Educated in Scotland – where he picked up his nickname, after Rangers’ South African striker Don Kitchenbrand – Christie began his coaching journey with the Pretoria Harlequins, later taking the reins with Transvaal after his native Northern Transvaal, the modern Blue Bulls, overlooked his services.

Extremely rare teams

The Currie Cup may have been shunted aside in recent years due to the growth of Super Rugby, but it retains a special place in the heart of South African rugby fans. That feeling was even stronger when Christie took the reins at Transvaal in 1993, a side who had last won the title 21 years earlier.  

One of the oldest competitions in world rugby, the Currie Cup began with the British tour of South Africa in 1891. They brought with them a trophy – donated by Sir Donald Currie, owner of the shipping company that transported them – to be awarded to the toughest opponents they faced. The first winners were Griqualand West, followed by Western Province in the first year of the tournament proper.

Transvaal won their first title in 1922, but by the late 1980s were a team in turmoil. Huge debts – in part related to the re-development of Ellis Park – had driven them to the brink of extinction. Louis Luyt was charged with rescuing them financially, while Christie came to be their saviour in a sporting sense.

At his disposal he had the raw materials to craft a winning side and in Pienaar, a willing deputy. They lost only twice in 1993, finishing second on the Currie Cup log to Natal Sharks, who they then beat 21-15 in the final thanks to Springbok hooker Uli Schmidt’s try.

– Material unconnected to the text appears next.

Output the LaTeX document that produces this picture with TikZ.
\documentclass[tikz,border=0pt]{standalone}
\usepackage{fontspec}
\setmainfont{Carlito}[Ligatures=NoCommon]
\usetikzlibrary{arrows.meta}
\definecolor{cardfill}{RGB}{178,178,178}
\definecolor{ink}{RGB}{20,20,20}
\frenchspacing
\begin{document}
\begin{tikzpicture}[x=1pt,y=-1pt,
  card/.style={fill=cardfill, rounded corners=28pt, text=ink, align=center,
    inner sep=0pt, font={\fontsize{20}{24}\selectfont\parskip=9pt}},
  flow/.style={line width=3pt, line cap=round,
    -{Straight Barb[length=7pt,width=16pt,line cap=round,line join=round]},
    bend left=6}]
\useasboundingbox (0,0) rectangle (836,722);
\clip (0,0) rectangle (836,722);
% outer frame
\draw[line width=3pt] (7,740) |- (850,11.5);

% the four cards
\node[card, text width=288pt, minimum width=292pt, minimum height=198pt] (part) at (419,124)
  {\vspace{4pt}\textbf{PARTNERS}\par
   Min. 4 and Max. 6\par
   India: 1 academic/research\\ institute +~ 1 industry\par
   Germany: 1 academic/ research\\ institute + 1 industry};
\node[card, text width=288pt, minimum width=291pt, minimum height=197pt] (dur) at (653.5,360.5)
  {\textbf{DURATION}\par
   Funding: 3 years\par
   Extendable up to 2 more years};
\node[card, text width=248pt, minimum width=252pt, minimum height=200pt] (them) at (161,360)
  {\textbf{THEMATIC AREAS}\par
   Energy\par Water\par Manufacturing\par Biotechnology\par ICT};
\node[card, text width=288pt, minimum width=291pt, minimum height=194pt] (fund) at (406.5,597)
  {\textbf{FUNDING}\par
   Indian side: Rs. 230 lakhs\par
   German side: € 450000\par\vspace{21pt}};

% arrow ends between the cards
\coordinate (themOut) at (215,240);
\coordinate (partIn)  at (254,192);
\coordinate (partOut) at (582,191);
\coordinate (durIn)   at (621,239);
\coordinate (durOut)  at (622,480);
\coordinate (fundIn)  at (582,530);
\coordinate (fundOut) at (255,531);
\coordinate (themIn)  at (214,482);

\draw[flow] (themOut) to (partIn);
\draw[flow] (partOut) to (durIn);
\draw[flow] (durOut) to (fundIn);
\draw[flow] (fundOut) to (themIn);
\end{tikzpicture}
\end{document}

More was to come, a Super 10 title against Auckland and a defence of their Currie Cup title a year later both followed.

“I had the good fortune to coach two world-class teams: the World Cup-winning Springboks and the Transvaal side of 1993-94,” Christie later said. “Teams such as these are extremely rare. They are tough to find and even tougher to build. But they exist. They can be built and they can be led. Anyone who has seen one in action will know it.”

Coaching legacy

In 1994, after a series defeat to the All Blacks, Springbok coach Ian McIntosh was shown the door. Luyt, by now president of the South African Rugby Football Union, picked up the phone to Christie, setting the wheels in motion for one of the most successful alliances in the history of international rugby.

With his Transvaal players liberally scattered throughout his squad, Christie continued his remarkable success. He took charge of 14 Tests, and won all of them to equal the then all-time record set by New Zealand’s Fred ‘The Needle’ Allen.

His first major victory came in the opening game of Rugby World Cup 1995 – against reigning champions Australia – and the rest, as they say, is history.  His tactics in the final against New Zealand, and the rampaging Jonah Lomu, were pitch-perfect and provided the backbone to that legendary occasion.

Unfortunately for the sport, Christie was to remain South Africa coach for only a year after, as his health deteriorated. He had battled leukemia since 1979 and sadly succumbed in 1998 after brief spells with Northern Transvaal and the Falcons.

Rugby lost one of its finest coaches, South Africa lost one of its favourite sons, but his legacy remains. Inducted into the IRB Hall of Fame in 2011, Christie showed that club success can be translated into international triumph. The class of Rugby World Cup 2015 will doubtless contain coaches who have taken his legacy to heart.